How has life in the q been treating ya?
It has been a rollercoaster ride for me, that’s for damn sure. And sadly, I’m sure this narrative resonates with many of you reading this.
But hey — we made it to today! That’s a plus!!
Anyway, life has been weird for everyone.
I wouldn’t say I struggle with change, but I do have trouble with time management when structures are absent.
I fuck around with my time. Not always, I promise!!
When I’m on my shit and being productive, I’m really on it.
On the flip side, however, when I am sloppy with my schedules and routines, I am a total mess.
During my time in quarantine, I have been telling myself I will read more.
It’s “somewhat” of a memoir titled You’re Not Special.
Of course I needed to read it.
I have been enjoying it. Meghan writes in a very conversational tone, similar to the one I try to emulate in my writing.
This book is written as a walkthrough of Meghan’s life lessons essentially.
I think I am enjoying it so much because I want to write a book in a similar style. This one is sparking a million ideas for my piece!
Today I read chapter 19, depression, which inspired me actually to begin writing this!
Mental illness is a stigma. WHY?
In reality, everyone knows someone who suffers from or has a friend/relative suffering from depression, anxiety, or another ‘mental illnesses.’
Yet if someone mentions the concept, heads turn.

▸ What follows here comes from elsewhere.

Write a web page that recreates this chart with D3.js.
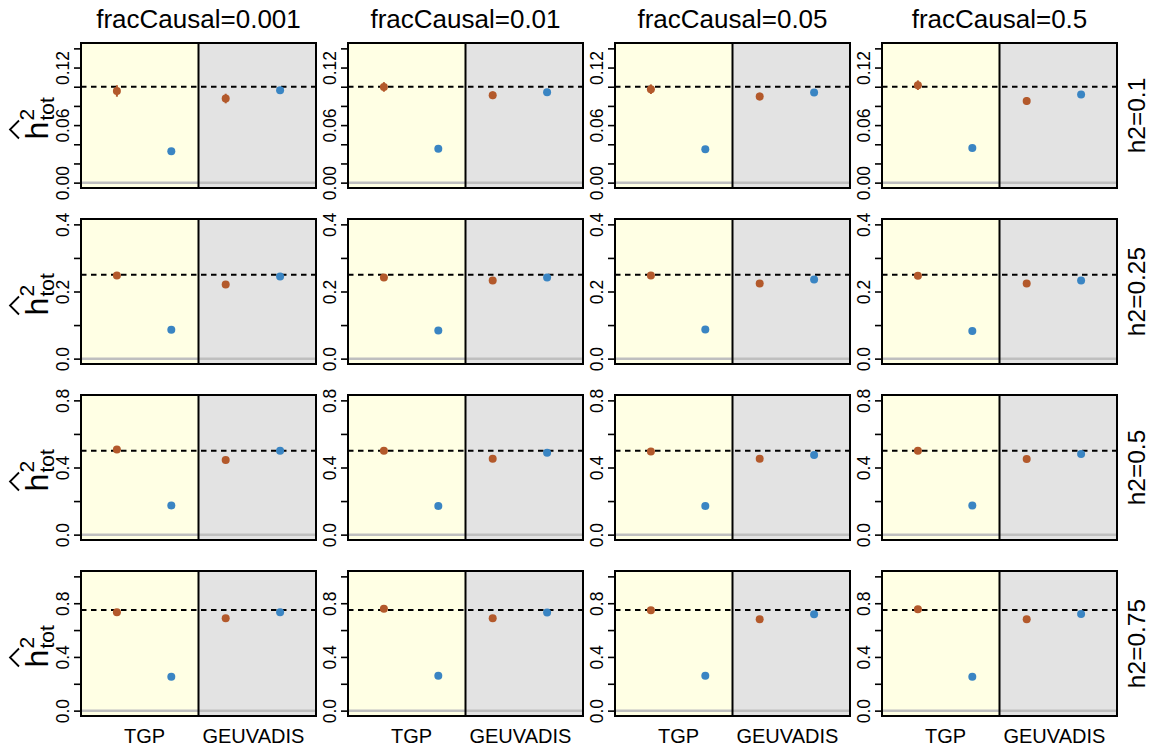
<!DOCTYPE html>
<html>
<head>
<meta charset="utf-8">
<script src="https://cdn.jsdelivr.net/npm/d3@7"></script>
<style>
  html, body { margin: 0; padding: 0; background: #fff; }
  svg { display: block; font-family: "Liberation Sans", Arial, Helvetica, sans-serif; }
</style>
</head>
<body>
<svg id="chart" width="1150" height="749"></svg>
<script>
// ---------------- data ----------------
const fracCausal = ["0.001", "0.01", "0.05", "0.5"];        // columns
const h2Values   = [0.1, 0.25, 0.5, 0.75];                  // rows (true h2, dashed line)
const h2Labels   = ["h2=0.1", "h2=0.25", "h2=0.5", "h2=0.75"];
const datasets   = ["TGP", "GEUVADIS"];

// y-axis limits, tick steps, labelled ticks per row
const yMax        = [0.14, 0.4, 0.8, 1.0];
const yTickStep   = [0.02, 0.1, 0.2, 0.2];
const yTickLabels = [[0, 0.06, 0.12], [0, 0.2, 0.4], [0, 0.4, 0.8], [0, 0.4, 0.8]];
const yTickDigits = [2, 1, 1, 1];

// estimates [row][col]; orange = method A, blue = method B
const orangeTGP = [
  [0.0956, 0.0998, 0.0974, 0.1016],
  [0.248, 0.242, 0.248, 0.247],
  [0.508, 0.500, 0.495, 0.500],
  [0.733, 0.758, 0.748, 0.755]
];
const blueTGP = [
  [0.0326, 0.0354, 0.0347, 0.0361],
  [0.086, 0.0835, 0.0865, 0.0826],
  [0.174, 0.170, 0.170, 0.173],
  [0.253, 0.260, 0.260, 0.253]
];
const orangeGEU = [
  [0.0877, 0.0911, 0.0898, 0.0852],
  [0.221, 0.233, 0.224, 0.224],
  [0.444, 0.452, 0.452, 0.450],
  [0.688, 0.688, 0.680, 0.680]
];
const blueGEU = [
  [0.0963, 0.0943, 0.0939, 0.0918],
  [0.245, 0.242, 0.236, 0.233],
  [0.500, 0.488, 0.475, 0.480],
  [0.733, 0.731, 0.718, 0.720]
];
// standard errors (error bars) [row][col]
const seOrangeTGP = [
  [0.006, 0.005, 0.005, 0.005],
  [0.008, 0.008, 0.008, 0.008],
  [0.008, 0.008, 0.008, 0.008],
  [0.008, 0.008, 0.008, 0.008]
];
const seOrangeGEU = [
  [0.005, 0.004, 0.004, 0.004],
  [0.007, 0.007, 0.007, 0.007],
  [0.008, 0.008, 0.008, 0.008],
  [0.008, 0.008, 0.008, 0.008]
];
const seBlue = [0.002, 0.003, 0.004, 0.005];

// ---------------- layout ----------------
const svg = d3.select("#chart");
const left0 = 81, colStep = 267, top0 = 43, rowStep = 176;
const pw = 235, ph = 145;
const orange = "#b3592b", blue = "#3a85c3";
const bgYellow = "#ffffe4", bgGray = "#e3e3e3";
const FONT = "'Liberation Sans', Arial, Helvetica, sans-serif";

const x = d3.scaleLinear().domain([0.42, 2.58]).range([0, pw]);
const xPos = { oT: 0.75, bT: 1.25, oG: 1.75, bG: 2.25 };

// column titles
fracCausal.forEach((f, c) => {
  svg.append("text")
    .attr("x", left0 + c * colStep + pw / 2)
    .attr("y", 28)
    .attr("text-anchor", "middle")
    .attr("font-size", 26)
    .text("fracCausal=" + f);
});

h2Values.forEach((h2, r) => {
  const m = yMax[r];
  const y = d3.scaleLinear().domain([-0.04 * m, 1.04 * m]).range([ph, 0]);
  const ticks = d3.range(0, m + 1e-9, yTickStep[r]);
  const top = top0 + r * rowStep;

  fracCausal.forEach((f, c) => {
    const g = svg.append("g").attr("transform", `translate(${left0 + c * colStep},${top})`);
    // backgrounds
    g.append("rect").attr("x", 0).attr("y", 0).attr("width", x(1.5)).attr("height", ph).attr("fill", bgYellow);
    g.append("rect").attr("x", x(1.5)).attr("y", 0).attr("width", pw - x(1.5)).attr("height", ph).attr("fill", bgGray);
    // zero line
    g.append("line").attr("x1", 0).attr("x2", pw).attr("y1", y(0)).attr("y2", y(0))
      .attr("stroke", "#bfbfbf").attr("stroke-width", 2.5);
    // dashed true h2 line
    g.append("line").attr("x1", 0).attr("x2", pw).attr("y1", y(h2)).attr("y2", y(h2))
      .attr("stroke", "#000").attr("stroke-width", 2).attr("stroke-dasharray", "5.5,4.5");
    // divider
    g.append("line").attr("x1", x(1.5)).attr("x2", x(1.5)).attr("y1", 0).attr("y2", ph)
      .attr("stroke", "#000").attr("stroke-width", 2);

    const pts = [
      { xv: xPos.oT, v: orangeTGP[r][c], se: seOrangeTGP[r][c], col: orange },
      { xv: xPos.bT, v: blueTGP[r][c],   se: seBlue[r],          col: blue },
      { xv: xPos.oG, v: orangeGEU[r][c], se: seOrangeGEU[r][c], col: orange },
      { xv: xPos.bG, v: blueGEU[r][c],   se: seBlue[r],          col: blue }
    ];
    g.selectAll("line.err").data(pts).enter().append("line")
      .attr("class", "err")
      .attr("x1", d => x(d.xv)).attr("x2", d => x(d.xv))
      .attr("y1", d => y(d.v - d.se)).attr("y2", d => y(d.v + d.se))
      .attr("stroke", d => d.col).attr("stroke-width", 2);
    g.selectAll("circle").data(pts).enter().append("circle")
      .attr("cx", d => x(d.xv)).attr("cy", d => y(d.v)).attr("r", 4)
      .attr("fill", d => d.col);

    // border
    g.append("rect").attr("x", 0).attr("y", 0).attr("width", pw).attr("height", ph)
      .attr("fill", "none").attr("stroke", "#000").attr("stroke-width", 2);

    // y axis
    const labelled = yTickLabels[r];
    const fmt = d3.format("." + yTickDigits[r] + "f");
    const ax = g.append("g").call(
      d3.axisLeft(y).tickValues(ticks).tickSize(7).tickSizeOuter(0)
        .tickFormat(d => labelled.some(l => Math.abs(l - d) < 1e-9) ? fmt(d) : "")
    );
    ax.select(".domain").remove();
    ax.append("line").attr("x1", 0).attr("x2", 0).attr("y1", y(0)).attr("y2", y(ticks[ticks.length - 1]))
      .attr("stroke", "#000").attr("stroke-width", 1.6);
    ax.selectAll(".tick line").attr("stroke", "#000").attr("stroke-width", 1.6);
    ax.selectAll(".tick text")
      .attr("x", 0).attr("y", -12).attr("dy", null)
      .attr("transform", "rotate(-90)")
      .attr("text-anchor", "middle")
      .attr("font-size", 17.5)
      .attr("font-family", FONT)
      .attr("fill", "#000");

    // x labels (bottom row only)
    if (r === h2Values.length - 1) {
      const xa = g.append("g").attr("transform", `translate(0,${ph})`).call(
        d3.axisBottom(x).tickValues([1, 2]).tickSize(0).tickPadding(13)
          .tickFormat((d, i) => datasets[i])
      );
      xa.select(".domain").remove();
      xa.selectAll("text").attr("font-size", 20)
        .attr("font-family", FONT).attr("fill", "#000");
    }
  });

  // row strip label
  svg.append("text")
    .attr("transform", `translate(1145,${top + ph / 2}) rotate(-90)`)
    .attr("text-anchor", "middle")
    .attr("font-size", 24.5)
    .text(h2Labels[r]);

  // y-axis title: hat h ^2 _tot
  const yl = svg.append("g").attr("transform", `translate(48,${top + ph / 2}) rotate(-90)`);
  yl.append("text").attr("x", -24).attr("y", 0).attr("font-size", 32).text("h");
  yl.append("text").attr("x", -5).attr("y", -14).attr("font-size", 21).text("2");
  yl.append("text").attr("x", -5).attr("y", 6).attr("font-size", 21).text("tot");
  yl.append("path")
    .attr("d", "M-23,-29 L-14,-38 L-5,-29")
    .attr("fill", "none").attr("stroke", "#000").attr("stroke-width", 1.8);
});
</script>
</body>
</html>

In the chapter, Meghan recounts her spiral to the lowest point of her depression, and her inability to mask it any longer.
At the time, Meghan was a sophomore in college having issues with her ‘bestie’ roommates from the previous year and feeling like an outsider among her Greek life ‘sisters’. A tale I know too well.
With Youtube being her career, she couldn’t fake a smile in front of the camera anymore.
What did she do? She told her audience what was up.
What is even more admirable about her choice to be transparent is that she kept along her mental health journey.
I use the term journey specifically because it is continuous.
I used to think that at some time I won’t be sad anymore.
That was naive.
However, what I have learned is that it is more important for good days to outweigh bad ones.
Here I am, being authentic, and telling you guys that I too am depressed.
I’m sure a lot of you reading this are!
It is okay to talk about it.
It is okay to own that aspect of yourself.
It is nothing to be ashamed of.
It is okay not to be okay!!!
I needed to write this post to remind myself of that. I’m here telling you guys too!!
If you’ve read this far, take a minute to understand that whether you see it or not, you are fantastic for being alive right now.
Times get hard, and seasons get dark. Each moment is a gift.